● **GIVEN PROBLEM**
Identify all lines of the data containing the string "that" and copy them.

* begin PROVIDED MATERIAL *

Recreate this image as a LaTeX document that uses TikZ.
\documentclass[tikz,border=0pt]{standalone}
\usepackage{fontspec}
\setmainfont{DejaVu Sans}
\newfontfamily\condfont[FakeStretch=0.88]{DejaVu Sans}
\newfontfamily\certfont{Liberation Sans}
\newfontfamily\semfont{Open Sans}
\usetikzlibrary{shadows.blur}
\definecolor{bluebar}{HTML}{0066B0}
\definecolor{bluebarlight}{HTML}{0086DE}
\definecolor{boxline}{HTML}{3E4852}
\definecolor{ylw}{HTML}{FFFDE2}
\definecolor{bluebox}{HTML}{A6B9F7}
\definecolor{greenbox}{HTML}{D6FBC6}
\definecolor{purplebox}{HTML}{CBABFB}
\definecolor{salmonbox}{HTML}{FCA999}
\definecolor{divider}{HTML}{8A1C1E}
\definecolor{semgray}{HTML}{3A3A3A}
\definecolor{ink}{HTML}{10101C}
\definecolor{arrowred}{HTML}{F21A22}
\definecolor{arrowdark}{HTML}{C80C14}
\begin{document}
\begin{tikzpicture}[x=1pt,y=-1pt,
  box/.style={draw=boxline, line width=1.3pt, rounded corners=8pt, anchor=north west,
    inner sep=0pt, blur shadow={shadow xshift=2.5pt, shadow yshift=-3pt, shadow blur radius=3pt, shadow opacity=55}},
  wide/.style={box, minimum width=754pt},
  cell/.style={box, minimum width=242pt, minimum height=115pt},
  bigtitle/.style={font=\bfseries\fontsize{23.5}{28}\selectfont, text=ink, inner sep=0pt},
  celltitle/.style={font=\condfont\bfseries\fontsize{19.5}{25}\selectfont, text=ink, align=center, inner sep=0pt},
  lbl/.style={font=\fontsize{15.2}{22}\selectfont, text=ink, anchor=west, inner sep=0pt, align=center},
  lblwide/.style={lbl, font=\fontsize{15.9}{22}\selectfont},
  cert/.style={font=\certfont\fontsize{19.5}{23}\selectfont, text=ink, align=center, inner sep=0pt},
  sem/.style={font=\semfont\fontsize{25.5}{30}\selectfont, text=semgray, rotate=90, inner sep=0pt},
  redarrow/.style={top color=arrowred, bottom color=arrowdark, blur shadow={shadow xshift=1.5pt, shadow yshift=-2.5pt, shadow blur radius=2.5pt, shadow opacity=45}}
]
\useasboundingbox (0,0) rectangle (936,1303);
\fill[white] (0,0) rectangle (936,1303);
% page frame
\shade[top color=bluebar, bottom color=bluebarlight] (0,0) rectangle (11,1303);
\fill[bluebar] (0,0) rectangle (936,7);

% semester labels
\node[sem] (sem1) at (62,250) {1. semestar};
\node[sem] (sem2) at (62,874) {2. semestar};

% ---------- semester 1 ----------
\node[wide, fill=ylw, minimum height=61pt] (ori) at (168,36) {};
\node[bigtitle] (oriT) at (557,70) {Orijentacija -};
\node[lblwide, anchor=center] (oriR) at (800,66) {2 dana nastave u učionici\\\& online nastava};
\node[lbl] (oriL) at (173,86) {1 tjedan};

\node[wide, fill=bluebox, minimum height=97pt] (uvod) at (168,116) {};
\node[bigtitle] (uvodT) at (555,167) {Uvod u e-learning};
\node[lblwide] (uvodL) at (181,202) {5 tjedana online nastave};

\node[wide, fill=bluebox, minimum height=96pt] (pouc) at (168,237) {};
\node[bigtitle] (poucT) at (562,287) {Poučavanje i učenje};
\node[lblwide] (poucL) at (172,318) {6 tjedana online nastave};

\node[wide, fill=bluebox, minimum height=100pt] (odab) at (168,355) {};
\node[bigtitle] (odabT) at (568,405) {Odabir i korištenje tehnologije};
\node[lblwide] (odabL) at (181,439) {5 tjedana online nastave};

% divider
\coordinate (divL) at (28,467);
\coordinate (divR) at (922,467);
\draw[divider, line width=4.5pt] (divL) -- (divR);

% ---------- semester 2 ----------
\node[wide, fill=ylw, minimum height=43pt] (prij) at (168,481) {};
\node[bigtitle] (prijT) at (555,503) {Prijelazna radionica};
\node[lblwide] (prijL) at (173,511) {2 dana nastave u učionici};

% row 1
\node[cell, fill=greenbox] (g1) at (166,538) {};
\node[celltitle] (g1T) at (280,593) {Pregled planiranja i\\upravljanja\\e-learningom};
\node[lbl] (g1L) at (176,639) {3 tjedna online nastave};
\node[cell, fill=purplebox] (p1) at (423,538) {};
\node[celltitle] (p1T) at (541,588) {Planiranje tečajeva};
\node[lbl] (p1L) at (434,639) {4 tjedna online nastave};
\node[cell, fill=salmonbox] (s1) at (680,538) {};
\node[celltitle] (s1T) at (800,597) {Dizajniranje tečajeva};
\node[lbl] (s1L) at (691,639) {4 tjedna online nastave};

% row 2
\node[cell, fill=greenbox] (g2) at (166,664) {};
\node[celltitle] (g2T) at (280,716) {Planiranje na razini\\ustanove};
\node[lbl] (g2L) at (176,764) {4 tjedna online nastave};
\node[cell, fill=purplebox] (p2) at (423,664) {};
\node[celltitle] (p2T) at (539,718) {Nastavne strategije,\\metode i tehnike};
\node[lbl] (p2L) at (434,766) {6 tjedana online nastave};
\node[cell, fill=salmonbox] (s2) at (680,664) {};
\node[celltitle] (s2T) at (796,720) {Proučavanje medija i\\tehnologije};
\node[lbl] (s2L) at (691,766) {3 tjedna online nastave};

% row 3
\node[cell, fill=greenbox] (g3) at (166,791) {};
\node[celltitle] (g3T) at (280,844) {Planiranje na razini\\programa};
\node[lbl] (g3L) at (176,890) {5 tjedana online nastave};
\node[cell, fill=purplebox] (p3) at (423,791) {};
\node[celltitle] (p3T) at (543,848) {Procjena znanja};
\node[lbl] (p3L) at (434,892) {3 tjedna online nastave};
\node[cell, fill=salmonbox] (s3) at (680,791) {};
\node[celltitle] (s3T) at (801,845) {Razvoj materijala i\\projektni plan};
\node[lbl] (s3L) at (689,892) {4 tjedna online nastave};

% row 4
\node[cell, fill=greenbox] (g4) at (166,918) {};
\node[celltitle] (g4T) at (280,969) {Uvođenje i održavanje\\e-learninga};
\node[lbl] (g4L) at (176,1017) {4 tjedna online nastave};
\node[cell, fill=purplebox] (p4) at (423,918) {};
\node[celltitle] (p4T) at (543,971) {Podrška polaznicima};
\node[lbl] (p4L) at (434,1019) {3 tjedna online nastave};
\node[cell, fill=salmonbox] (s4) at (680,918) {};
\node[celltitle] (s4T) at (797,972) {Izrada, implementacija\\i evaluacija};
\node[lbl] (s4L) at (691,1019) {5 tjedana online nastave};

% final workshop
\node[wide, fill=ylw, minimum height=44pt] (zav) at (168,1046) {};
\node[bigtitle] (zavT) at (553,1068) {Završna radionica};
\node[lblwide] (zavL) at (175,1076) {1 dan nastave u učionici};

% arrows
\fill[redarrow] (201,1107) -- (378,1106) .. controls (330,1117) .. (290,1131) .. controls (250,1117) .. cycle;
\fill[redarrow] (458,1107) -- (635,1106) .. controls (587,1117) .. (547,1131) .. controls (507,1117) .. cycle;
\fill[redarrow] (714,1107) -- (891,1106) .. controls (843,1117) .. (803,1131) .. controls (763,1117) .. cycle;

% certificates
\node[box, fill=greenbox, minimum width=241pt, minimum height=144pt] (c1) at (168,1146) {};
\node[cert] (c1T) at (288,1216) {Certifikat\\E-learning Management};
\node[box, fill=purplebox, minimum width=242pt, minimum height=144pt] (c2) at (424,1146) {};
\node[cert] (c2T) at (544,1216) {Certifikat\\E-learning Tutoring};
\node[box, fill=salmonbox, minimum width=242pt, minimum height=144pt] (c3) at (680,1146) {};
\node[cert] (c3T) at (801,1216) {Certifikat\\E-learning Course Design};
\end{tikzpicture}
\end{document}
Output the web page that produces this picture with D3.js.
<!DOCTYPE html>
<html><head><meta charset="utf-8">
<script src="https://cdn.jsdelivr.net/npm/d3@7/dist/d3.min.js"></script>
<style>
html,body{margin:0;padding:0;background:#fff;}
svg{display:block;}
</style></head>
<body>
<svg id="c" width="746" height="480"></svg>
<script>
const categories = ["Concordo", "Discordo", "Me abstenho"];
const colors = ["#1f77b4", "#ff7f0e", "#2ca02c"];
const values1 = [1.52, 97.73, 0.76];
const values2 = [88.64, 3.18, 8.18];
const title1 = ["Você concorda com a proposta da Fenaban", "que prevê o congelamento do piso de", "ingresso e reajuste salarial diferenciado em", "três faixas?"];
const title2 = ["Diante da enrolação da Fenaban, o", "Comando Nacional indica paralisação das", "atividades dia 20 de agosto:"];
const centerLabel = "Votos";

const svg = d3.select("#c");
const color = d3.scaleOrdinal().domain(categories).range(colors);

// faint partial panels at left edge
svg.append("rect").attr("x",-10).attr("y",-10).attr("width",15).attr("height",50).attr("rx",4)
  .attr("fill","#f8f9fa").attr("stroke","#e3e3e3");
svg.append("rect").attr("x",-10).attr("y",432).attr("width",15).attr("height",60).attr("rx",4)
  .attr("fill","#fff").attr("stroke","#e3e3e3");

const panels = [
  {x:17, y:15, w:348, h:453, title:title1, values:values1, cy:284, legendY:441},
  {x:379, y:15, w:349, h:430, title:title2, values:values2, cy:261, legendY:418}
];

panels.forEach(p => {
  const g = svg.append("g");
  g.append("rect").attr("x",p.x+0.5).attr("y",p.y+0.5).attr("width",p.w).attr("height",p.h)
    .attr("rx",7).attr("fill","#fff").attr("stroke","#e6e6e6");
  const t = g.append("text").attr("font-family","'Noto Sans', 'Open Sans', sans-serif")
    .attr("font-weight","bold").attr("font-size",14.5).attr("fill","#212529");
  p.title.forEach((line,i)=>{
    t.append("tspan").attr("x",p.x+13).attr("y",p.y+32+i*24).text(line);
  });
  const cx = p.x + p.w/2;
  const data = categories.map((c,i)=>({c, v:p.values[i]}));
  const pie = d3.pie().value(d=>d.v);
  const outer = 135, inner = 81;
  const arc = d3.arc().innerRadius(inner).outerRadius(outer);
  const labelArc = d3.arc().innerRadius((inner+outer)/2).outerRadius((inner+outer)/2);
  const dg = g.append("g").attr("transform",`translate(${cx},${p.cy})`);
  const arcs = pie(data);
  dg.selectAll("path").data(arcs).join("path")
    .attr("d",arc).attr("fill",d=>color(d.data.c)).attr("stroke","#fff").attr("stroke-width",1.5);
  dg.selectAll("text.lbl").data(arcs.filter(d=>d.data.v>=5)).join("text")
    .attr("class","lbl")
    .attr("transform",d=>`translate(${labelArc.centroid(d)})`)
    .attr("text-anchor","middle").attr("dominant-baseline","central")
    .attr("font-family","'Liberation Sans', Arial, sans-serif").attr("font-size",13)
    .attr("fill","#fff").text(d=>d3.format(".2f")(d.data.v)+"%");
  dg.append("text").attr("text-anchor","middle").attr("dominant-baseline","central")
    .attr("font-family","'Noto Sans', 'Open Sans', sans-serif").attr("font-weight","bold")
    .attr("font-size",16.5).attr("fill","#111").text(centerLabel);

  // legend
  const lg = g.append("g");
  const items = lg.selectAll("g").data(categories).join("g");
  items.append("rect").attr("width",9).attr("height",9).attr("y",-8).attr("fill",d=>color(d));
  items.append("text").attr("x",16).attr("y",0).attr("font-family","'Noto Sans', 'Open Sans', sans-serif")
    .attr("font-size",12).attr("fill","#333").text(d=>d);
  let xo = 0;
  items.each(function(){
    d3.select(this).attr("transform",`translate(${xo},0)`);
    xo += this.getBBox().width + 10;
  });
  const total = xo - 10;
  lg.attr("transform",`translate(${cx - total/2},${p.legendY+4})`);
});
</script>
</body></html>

* end PROVIDED MATERIAL *

● **FINAL ANSWER**
Recreate this image as a LaTeX document that uses TikZ.
Output the web page that produces this picture with D3.js.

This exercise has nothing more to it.